The layoffs affect less than 2 percent of Lyft’s 4,600 employees, and are concentrated within the rentals unit.
“We have decided to discontinue Lyft’s first-party rentals business to focus on our best-in-class third-party rentals with Sixt and Hertz,” spokeswoman Jodi Seth said in a statement. “This decision will ensure we continue to have national coverage and offer riders a more seamless booking experience.”
Lyft in May said that it would slow hiring and trim expenses in parts of the company, which has been especially hard hit by a technology stock rout this year. Its shares have lost more than two-thirds of their value this year.
The stock decline accelerated when the San Francisco-based company indicated it would be ramping up spending on driver incentives to cope with a persistent labor shortage.
Separately, Microsoft Corp is eliminating many open jobs, including in its Azure cloud business and its security software unit, as the economy continues to weaken.
These hiring cuts are to continue for the foreseeable future, Microsoft said, while not identifying which departments and businesses are affected.

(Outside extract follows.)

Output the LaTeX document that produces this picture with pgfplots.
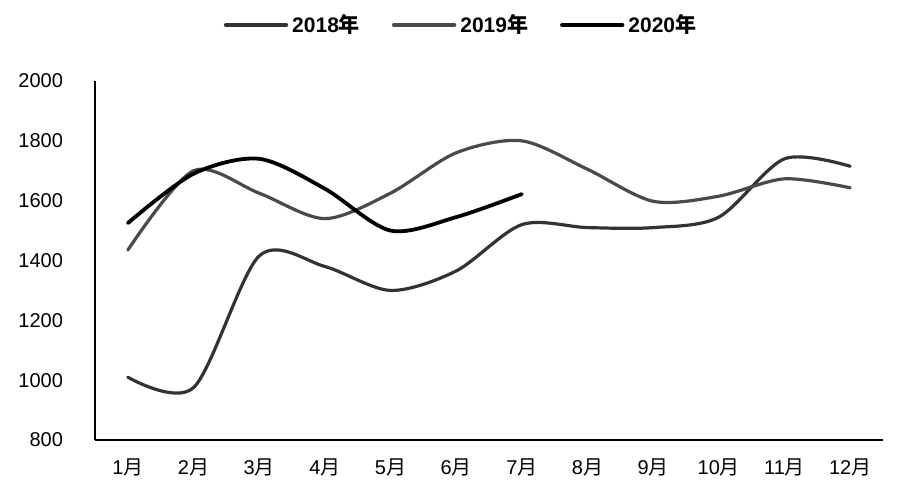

The company said it is honoring job offers that have already been made for open roles and is making some exceptions for critical jobs.
It is an expansion of a hiring slowdown disclosed in May, which mostly affected the firm’s Windows, Office and Teams groups.
Earlier this month, Microsoft cut less than 1 percent of its 180,000-person workforce, affecting groups such as consulting and customer solutions, but said it planned to finish the current fiscal year with an increased headcount.
The moves follow others in technology. Google CEO Sundar Pichai told staff to expect a hiring slowdown for the remainder of the year.
Apple Inc is also planning to slow hiring and spending at some divisions next year, sources said on Monday.